#### Material for the task
## Begin
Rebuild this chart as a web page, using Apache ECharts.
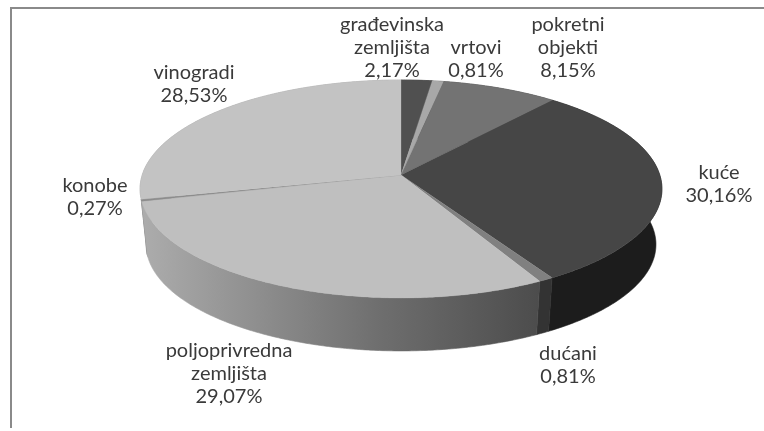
<!DOCTYPE html>
<html><head><meta charset="utf-8">
<style>html,body{margin:0;padding:0;background:#fff}#c{width:764px;height:431px;filter:blur(0.45px)}</style>
<script src="https://cdn.jsdelivr.net/npm/echarts@6/dist/echarts.min.js"></script>
</head><body><div id="c"></div>
<script>
const categories = ['građevinska\nzemljišta','vrtovi','pokretni\nobjekti','kuće','dućani','poljoprivredna\nzemljišta','konobe','vinogradi'];
const values = [2.17,0.81,8.15,30.16,0.81,29.07,0.27,28.53];
const valueLabels = ['2,17%','0,81%','8,15%','30,16%','0,81%','29,07%','0,27%','28,53%'];
const topColors = ['#505050','#a8a8a8','#737373','#464646','#808080','#bfbfbf','#8c8c8c','#c3c3c3'];
const wallColors = ['#333','#666','#444','#1c1c1c','#333333','#888','#8a8a8a','#a8a8a8'];
const labelAnchors = [[392,25],[476,48],[568,25],[719,173],[568,354],[229,351],[95,186],[194,73]];

const CX=401, P=0.1284, A=258.8, TOP={c:175,a:A,b:107.2}, BOT={c:230.8,a:A*0.977,b:104.7};
function proj(pl,th){const X=Math.sin(th),Y=-Math.cos(th),w=1-P*Y;return [CX+pl.a*X/w,pl.c+pl.b*Y/w];}
const total=values.reduce((a,b)=>a+b,0);
let acc=0; const spans=values.map(v=>{const s=acc;acc+=v;return [s/total*2*Math.PI,acc/total*2*Math.PI];});
function arc(pl,a,b){const n=Math.max(2,Math.ceil(Math.abs(b-a)/0.01)),o=[];for(let i=0;i<=n;i++)o.push(proj(pl,a+(b-a)*i/n));return o;}
const wallGrad=new echarts.graphic.LinearGradient(143,0,540,0,[{offset:0,color:'#acacac'},{offset:0.6,color:'#6e6e6e'},{offset:1,color:'#4c4c4c'}],true);

// walls far-to-near, then top faces, then labels
function renderItem(params,api){
  const i=params.dataIndex,[a,b]=spans[i],kids=[];
  const wall=arc(TOP,a,b).concat(arc(BOT,b,a));
  const wf=i===5?wallGrad:wallColors[i];
  kids.push({type:'polygon',z2:Math.round(-Math.cos((a+b)/2)*10)+20,shape:{points:wall},style:{fill:wf,stroke:wf,lineWidth:0.6}});
  const face=[[CX,TOP.c]].concat(arc(TOP,a,b));
  kids.push({type:'polygon',z2:50,shape:{points:face},style:{fill:topColors[i],stroke:topColors[i],lineWidth:0.3}});
  const [lx,ly]=labelAnchors[i];
  kids.push({type:'text',z2:60,x:lx,y:ly-11.5,style:{text:categories[i]+'\n'+valueLabels[i],align:'center',verticalAlign:'top',font:'20px Lato',lineHeight:23,fill:'#3a3a3a'}});
  return {type:'group',children:kids};
}
const chart=echarts.init(document.getElementById('c'),null,{renderer:'canvas'});
chart.setOption({animation:false,
  graphic:[{type:'polyline',silent:true,shape:{points:[[11,428],[11,8],[764,8]]},style:{stroke:'#8a8a8a',lineWidth:2,fill:null}}],
  series:[{type:'custom',coordinateSystem:'none',renderItem,data:values.map((v,i)=>({name:categories[i],value:v})),silent:true}]});
</script></body></html>
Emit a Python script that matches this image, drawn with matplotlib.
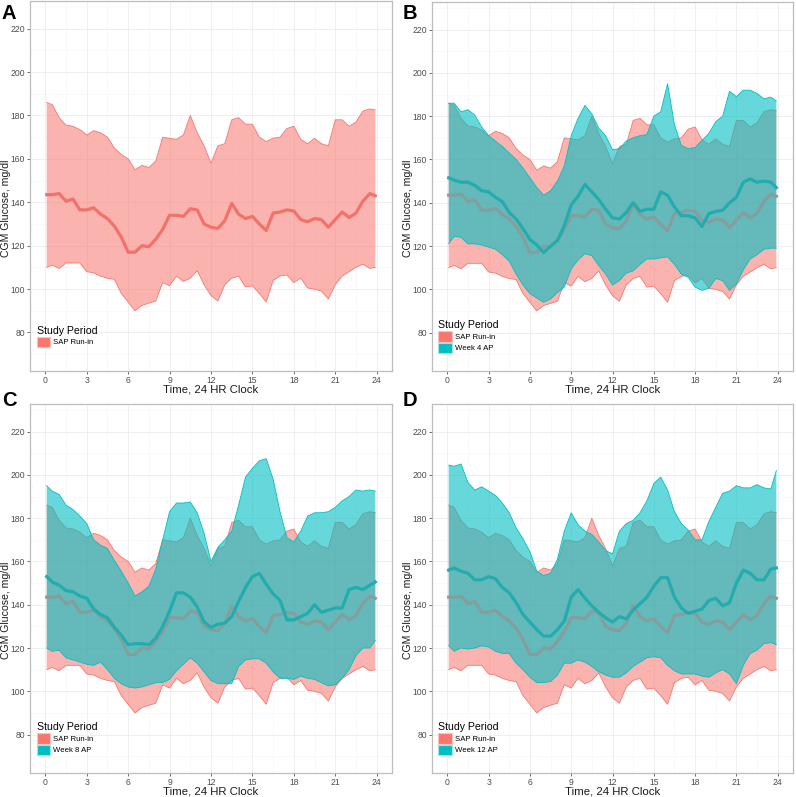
import numpy as np
import matplotlib
matplotlib.use("Agg")
import matplotlib.pyplot as plt
from matplotlib.patches import Patch
from matplotlib.ticker import MultipleLocator

plt.rcParams['font.family'] = ['Liberation Sans', 'DejaVu Sans']

# ---------------- data ----------------
hours = [0.1] + [0.5 * i for i in range(1, 48)] + [23.9]

sap_hi = [186, 185, 179, 175.5, 175, 173.5, 171, 173, 172, 170,
          165, 162, 160, 155, 157, 156, 159, 170, 169.5, 169,
          171, 180, 172, 166, 158, 166, 167, 178, 179, 176,
          176, 170, 168, 169.5, 170, 174, 175, 169, 167, 169.5,
          167, 166, 178, 178, 175, 177, 182, 183, 182.5]
sap_lo = [110, 111, 109.5, 112, 112, 112, 108, 107.5, 106, 105,
          104.5, 98, 94, 90, 92.5, 93.5, 94.5, 103, 101.5, 106,
          103.5, 105, 108.5, 102, 97, 94.5, 102, 105, 106, 101,
          101.5, 98, 94, 104, 106, 106.5, 103, 105, 100.5, 100,
          99, 95.5, 102, 106, 108, 110, 111.5, 109.5, 110]
sap_med = [143.5, 143.5, 144, 140.5, 141.5, 136.5, 136.5, 137.5, 134.5, 132.5,
           129, 124, 117, 117, 120, 119.5, 123, 127.5, 134, 134,
           133.5, 137, 136.5, 130, 128.5, 128, 131.5, 139.5, 134.5, 132.5,
           133.5, 130, 127, 135, 135.5, 136.5, 136, 132, 131, 132.5,
           132, 128.5, 132, 135.5, 133, 135, 140.5, 144, 143]

w4_hi = [186, 186, 182, 183, 180.5, 175, 171, 168.5, 166, 163,
         160, 156, 151.5, 147, 143.5, 145.5, 150, 157, 171, 179,
         185, 181, 174.5, 171, 164.5, 165, 168.5, 170, 171, 171.5,
         180, 182, 195, 176, 166.5, 165, 165.5, 168.8, 172, 177.5,
         180, 191.5, 189, 192, 192, 190.5, 188, 188.8, 187]
w4_lo = [121, 124.5, 124, 121, 121, 120.5, 119.5, 118.5, 116, 113,
         107, 102, 98, 96, 94, 95.5, 98.5, 101, 109.5, 113.5,
         116.5, 115.5, 111, 107, 102, 104, 107.5, 108.5, 111.5, 114,
         114, 114.5, 115, 111.5, 107, 105.5, 101, 99.5, 100.5, 105,
         104, 99.5, 102.5, 109, 114, 116, 118.5, 119, 119]
w4_med = [151.5, 150.5, 149.5, 149.5, 148, 145.5, 145, 142.5, 140.5, 135.5,
          132.5, 128, 123, 120.5, 117, 120, 122.5, 129.5, 139, 143,
          148.5, 145, 141.5, 137, 133, 132.5, 135.5, 140, 136, 137,
          137, 145, 143.5, 138, 134, 134, 133, 129, 135, 136,
          136.5, 140, 142.5, 149.5, 151, 149.5, 150, 149.5, 147]

w8_hi = [195, 192.5, 191, 186, 184, 181, 177.5, 170, 167.5, 166,
         160.5, 155.5, 150, 144, 146, 148.5, 156.5, 170, 183, 187,
         187, 187.5, 182.5, 173, 160, 166.5, 170, 174, 186, 199,
         203, 206.5, 207.5, 198, 183, 171, 169, 174, 181, 182.5,
         182.5, 183, 185, 188, 190, 193, 192.5, 193, 192.5]
w8_lo = [120, 118.5, 119, 115.5, 114.5, 113.5, 112.5, 112, 113.5, 110,
         106, 103.5, 102, 101.5, 102, 103, 104, 104, 105.5, 109.5,
         112.5, 115.5, 113, 109, 105, 103.5, 103.5, 103.5, 111.5, 114.5,
         115, 115, 113, 109, 106, 106, 105.5, 107, 106, 105.5,
         104, 102.5, 103, 106, 110, 116.5, 120, 120, 123.5]
w8_med = [153, 150.5, 149, 146.5, 146, 144, 143, 138, 135.5, 134,
          129.5, 126, 121.5, 122, 122, 121.5, 124.5, 130, 137, 145.5,
          145.5, 143.5, 139, 132, 129.5, 131, 131.5, 134.5, 141.5, 148,
          153, 154.5, 149.5, 145, 142, 133, 133, 134.5, 136, 140,
          136.5, 137.5, 138.5, 138.5, 147, 148, 147, 149, 150.5]

w12_hi = [204.5, 204, 205, 196.5, 193, 194.5, 192.5, 190.5, 187, 182.5,
          175.5, 170.5, 164.5, 155.5, 153.5, 154.5, 161, 174, 182.5, 177,
          174, 172.5, 169, 165, 163.5, 174, 177.5, 179, 182.5, 188,
          196, 199, 193, 183, 177.5, 174.5, 170, 170, 178.5, 185,
          191.5, 192.5, 195, 194, 194, 195.5, 194, 193.5, 202]
w12_lo = [121, 118.5, 120, 119.5, 120, 121, 120.5, 118.5, 117.5, 117.5,
          113, 110, 106.5, 104, 104, 104.5, 107.5, 113, 113, 114.5,
          113.5, 111.5, 109, 107.5, 106.5, 106.5, 108.5, 111.5, 113.5, 115.5,
          116, 115.5, 112, 109.5, 108, 108, 108, 107, 106.5, 108.5,
          110, 108, 103.5, 112, 117.5, 119, 122, 122.5, 121.5]
w12_med = [156, 157, 155.5, 154.5, 151.5, 151.5, 153, 152, 148, 145.5,
           141, 135.5, 132, 128.5, 125.5, 125.5, 128.5, 132.5, 143.5, 147,
           143, 139.5, 136.5, 134, 132, 134.5, 133.5, 137.5, 140.5, 143.5,
           148.5, 152.5, 152.5, 143.5, 138.5, 136, 137, 138, 142, 143,
           139.5, 141, 150, 156, 154.5, 151.5, 151.5, 156.5, 157]

panel_letters = ["A", "B", "C", "D"]
ap_labels = [None, "Week 4 AP", "Week 8 AP", "Week 12 AP"]
ap_data = [None, (w4_lo, w4_hi, w4_med), (w8_lo, w8_hi, w8_med), (w12_lo, w12_hi, w12_med)]
sap_label = "SAP Run-in"
x_ticks = [0, 3, 6, 9, 12, 15, 18, 21, 24]
y_ticks = [80, 100, 120, 140, 160, 180, 200, 220]

# ---------------- style ----------------
SAP_COL = "#F8766D"
SAP_LINE_UNDER = "#859E9D"
AP_COL = "#00BFC4"
AP_LINE = "#22ACAE"
SAP_ALPHA = 0.55
AP_ALPHA = 0.6

W, H = 796, 797
fig = plt.figure(figsize=(W / 100, H / 100), dpi=100)

# axes boxes in pixel coords: (left, top, right, bottom)
boxes = [(30, 1, 392, 371), (432, 2, 793, 371), (30, 404, 392, 773), (432, 404, 793, 773)]
letter_pos = [(2, 19), (403, 19), (2, 406), (403, 406)]

for i, (l, t, r, b) in enumerate(boxes):
    ax = fig.add_axes([l / W, 1 - b / H, (r - l) / W, (b - t) / H])
    ax.set_xlim(-1.11, 25.11)
    ax.set_ylim(62.25, 232.75)
    ax.set_xticks(x_ticks)
    ax.set_yticks(y_ticks)
    ax.xaxis.set_minor_locator(MultipleLocator(1.5))
    ax.yaxis.set_minor_locator(MultipleLocator(10))
    ax.grid(True, which='major', color='#EDEDED', lw=0.6)
    ax.grid(True, which='minor', color='#F6F6F6', lw=0.4)
    ax.set_axisbelow(True)
    ax.tick_params(which='minor', length=0)
    ax.tick_params(which='major', length=2.5, width=0.6, color='#555555',
                   labelsize=6.2, labelcolor='#4D4D4D', pad=1.0)
    for s in ax.spines.values():
        s.set_color('#BDBDBD')
        s.set_linewidth(0.9)

    has_ap = ap_data[i] is not None
    # SAP run-in
    ax.fill_between(hours, sap_lo, sap_hi, facecolor=SAP_COL, alpha=SAP_ALPHA,
                    edgecolor='none', zorder=2)
    ax.plot(hours, sap_hi, color=SAP_COL, lw=0.6, zorder=2.5)
    ax.plot(hours, sap_lo, color=SAP_COL, lw=0.6, zorder=2.5)
    ax.plot(hours, sap_med, color=SAP_LINE_UNDER if has_ap else "#F2726A",
            lw=2.3, zorder=4.8 if has_ap else 3)

    handles = [Patch(facecolor=SAP_COL, edgecolor='#FBC2BE', lw=0.8, label=sap_label)]
    if has_ap:
        lo, hi, med = ap_data[i]
        ax.fill_between(hours, lo, hi, facecolor=AP_COL, alpha=AP_ALPHA,
                        edgecolor='none', zorder=4)
        ax.plot(hours, hi, color=AP_COL, lw=0.6, zorder=4.5)
        ax.plot(hours, lo, color=AP_COL, lw=0.6, zorder=4.5)
        ax.plot(hours, med, color=AP_LINE, lw=2.3, zorder=5)
        handles.append(Patch(facecolor=AP_COL, edgecolor='#9FE3E5', lw=0.8, label=ap_labels[i]))

    leg_y = 0.064 if len(handles) == 1 else 0.048
    ax.legend(handles=handles, loc='lower left', bbox_to_anchor=(0.018, leg_y),
              frameon=False, title="Study Period", title_fontsize=7.6,
              fontsize=5.6, handlelength=1.75, handleheight=1.75,
              labelspacing=0.1, handletextpad=0.35, borderpad=0,
              borderaxespad=0, alignment='left')

    ax.set_xlabel("Time, 24 HR Clock", fontsize=8.2, color='#1A1A1A')
    ax.set_ylabel("CGM Glucose, mg/dl", fontsize=7.6, color='#1A1A1A')
    ax.xaxis.set_label_coords(0.5, -0.036)
    ax.yaxis.set_label_coords(-0.052, 0.44)

    lx, ly = letter_pos[i]
    fig.text(lx / W, 1 - ly / H, panel_letters[i], fontsize=14.5, fontweight='bold',
             ha='left', va='baseline')

fig.savefig("out.png", dpi=100)
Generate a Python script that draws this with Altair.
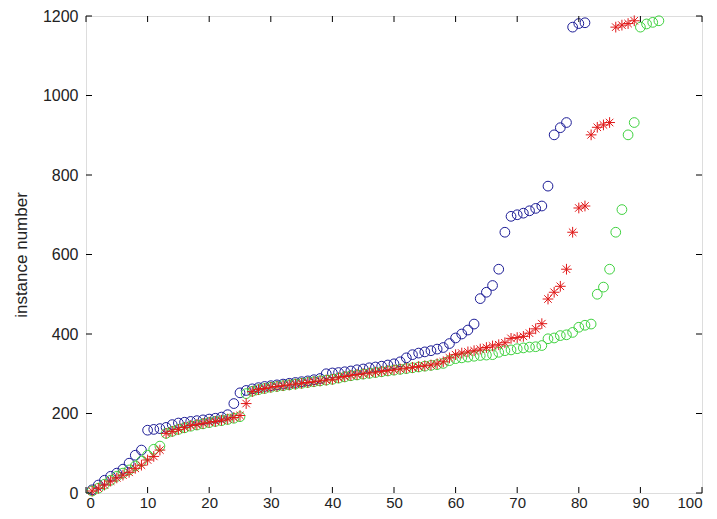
import altair as alt
import pandas as pd

# instance numbers (sorted) for each solver; x = number of solved instances (rank)
blue_y = [8, 20, 32, 42, 50, 60, 75, 95, 108, 158, 160, 162, 165, 172, 176, 178, 180, 182, 184, 186,
          188, 191, 197, 225, 252, 258, 262, 265, 268, 270, 272, 274, 276, 278, 280, 282, 285, 288, 300, 302,
          303, 305, 307, 310, 312, 315, 317, 319, 322, 325, 330, 340, 348, 352, 355, 358, 362, 366, 376, 390,
          400, 410, 425, 489, 505, 522, 563, 656, 696, 700, 704, 710, 716, 722, 772, 901, 919, 932, 1172, 1181,
          1183]
red_y = [5, 12, 20, 30, 38, 45, 52, 62, 70, 83, 92, 108, 150, 155, 160, 165, 170, 172, 175, 178,
         180, 183, 186, 190, 195, 225, 255, 260, 263, 266, 268, 270, 272, 274, 276, 278, 280, 282, 284, 286,
         290, 293, 296, 298, 300, 302, 304, 306, 308, 310, 312, 314, 316, 318, 320, 322, 325, 330, 340, 348,
         352, 355, 358, 362, 366, 370, 373, 378, 389, 391, 394, 402, 413, 426, 488, 505, 520, 563, 656, 717,
         722, 901, 920, 926, 932, 1172, 1177, 1181, 1188]
green_y = [5, 12, 22, 32, 42, 50, 58, 68, 80, 95, 110, 118, 150, 155, 160, 164, 168, 171, 174, 177,
           180, 182, 185, 188, 192, 250, 256, 260, 263, 266, 268, 270, 272, 274, 276, 278, 280, 282, 284, 286,
           289, 292, 295, 297, 299, 301, 303, 305, 307, 309, 311, 313, 315, 317, 319, 321, 323, 326, 333, 338,
           340, 342, 344, 346, 347, 348, 354, 358, 360, 363, 365, 367, 368, 371, 388, 390, 396, 398, 404, 417,
           422, 425, 500, 518, 563, 656, 713, 901, 932, 1172, 1180, 1184, 1188]

x_ticks = [0, 10, 20, 30, 40, 50, 60, 70, 80, 90, 100]
y_ticks = [0, 200, 400, 600, 800, 1000, 1200]

W, H = 616, 477

def frame(ys):
    return pd.DataFrame({"x": list(range(1, len(ys) + 1)), "y": ys})

xs = alt.Scale(domain=[0, 100], nice=False, zero=False)
ys = alt.Scale(domain=[0, 1200], nice=False, zero=False)

X = alt.X("x:Q", scale=xs, axis=alt.Axis(values=x_ticks, ticks=False, domain=False, grid=False, format="d",
                                          labelFontSize=15, labelFont="Liberation Sans", labelColor="#222",
                                          labelPadding=2, title=None))
Y = alt.Y("y:Q", scale=ys, axis=alt.Axis(values=y_ticks, ticks=False, domain=False, grid=False, format="d",
                                          labelFontSize=16, labelFont="Liberation Sans", labelColor="#222",
                                          labelPadding=8, title="instance number", titleFontSize=17,
                                          titleFont="Liberation Sans", titleFontWeight="normal",
                                          titleColor="#222", titlePadding=12))

blue = alt.Chart(frame(blue_y)).mark_point(shape="circle", filled=False, size=95, strokeWidth=1,
                                             color="#1c1c96", opacity=1).encode(x=X, y=Y)
green = alt.Chart(frame(green_y)).mark_point(shape="circle", filled=False, size=95, strokeWidth=1,
                                               color="#3fd23f", opacity=1).encode(x="x:Q", y="y:Q")
star = "M-1,0L1,0M0,-1L0,1M-0.7,-0.7L0.7,0.7M-0.7,0.7L0.7,-0.7"
red = alt.Chart(frame(red_y)).mark_point(shape=star, filled=False, size=115, strokeWidth=1,
                                           color="#e01818", opacity=1).encode(x="x:Q", y="y:Q")

xt = pd.DataFrame({"x": x_ticks})
yt = pd.DataFrame({"y": y_ticks})
tick_len = 6
bot = alt.Chart(xt).mark_rule(color="black", strokeWidth=1).encode(
    x="x:Q", y=alt.value(H), y2=alt.value(H - tick_len))
top = alt.Chart(xt).mark_rule(color="black", strokeWidth=1).encode(
    x="x:Q", y=alt.value(0), y2=alt.value(tick_len))
left = alt.Chart(yt).mark_rule(color="black", strokeWidth=1).encode(
    y="y:Q", x=alt.value(0), x2=alt.value(tick_len))
right = alt.Chart(yt).mark_rule(color="black", strokeWidth=1).encode(
    y="y:Q", x=alt.value(W), x2=alt.value(W - tick_len))

chart = alt.layer(blue, green, red, bot, top, left, right).properties(
    width=W, height=H,
    autosize=alt.AutoSizeParams(type="none"),
    padding={"left": 78, "top": 8, "right": 7, "bottom": 18},
).configure_view(stroke="black", strokeWidth=1.2).configure(background="white")

chart.save("out.html", embed_options={"renderer": "svg", "actions": False})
## End
#### Exercise prompt
Quote the data above exactly from the line with "Emit a Python" to the line with "hours = [0.1]", both ends counted, and nothing else. Pictures don't go in.

#### Written solution
Emit a Python script that matches this image, drawn with matplotlib.
import numpy as np
import matplotlib
matplotlib.use("Agg")
import matplotlib.pyplot as plt
from matplotlib.patches import Patch
from matplotlib.ticker import MultipleLocator

plt.rcParams['font.family'] = ['Liberation Sans', 'DejaVu Sans']

# ---------------- data ----------------
hours = [0.1] + [0.5 * i for i in range(1, 48)] + [23.9]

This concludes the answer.